Saat ini saja, kota di dunia bertanggung jawab atas sekitar 75 persen emisi CO2 di dunia. Maraknya penggunaan beton dan besi yang padat emisi, serta minyak dan gas untuk kebutuhan energi, menempatkan kota sebagai medan terdepan dalam perang melawan krisis iklim.

Laporan teranyar Panel Iklim PBB menggarisbawahi peran kawasan urban sebagai sumber emisi. Gas rumah kaca yang diproduksi selama proses konstruksi dan untuk keperluan operasional, tercatat meningkat sebanyak 50 persen sejak 1990.

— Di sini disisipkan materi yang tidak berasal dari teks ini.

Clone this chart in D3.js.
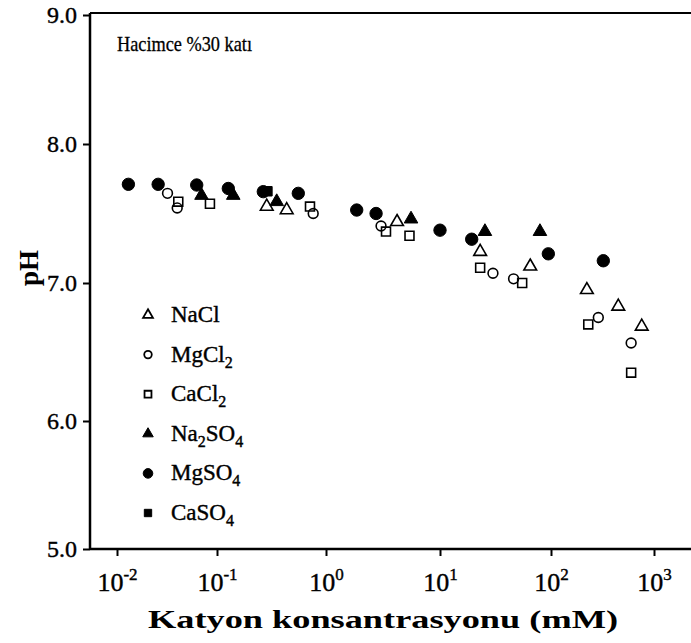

Artinya, kedua sektor tersebut harus mempercepat proses dekarbonisasi jika ingin menepati komitmen iklim sesuai Perjanjian Paris 2015. Hingga 2050, dunia internasional ingin membatasi kenaikan suhu Bumi menjadi sebatas 1,5 derajat Celsius di atas temperatur rata-rata tahun 1990.

Sejatinya, emisi urban bisa dipangkas hampir mendekati nol pada 2050 jika semua kota di Bumi digerakkan oleh energi terbarukan atau dipenuhi bangunan hemat energi. Terlebih, konsep kota hijau mampu menyerap CO2 dan membantu memerangi pemanasan kawasan urban.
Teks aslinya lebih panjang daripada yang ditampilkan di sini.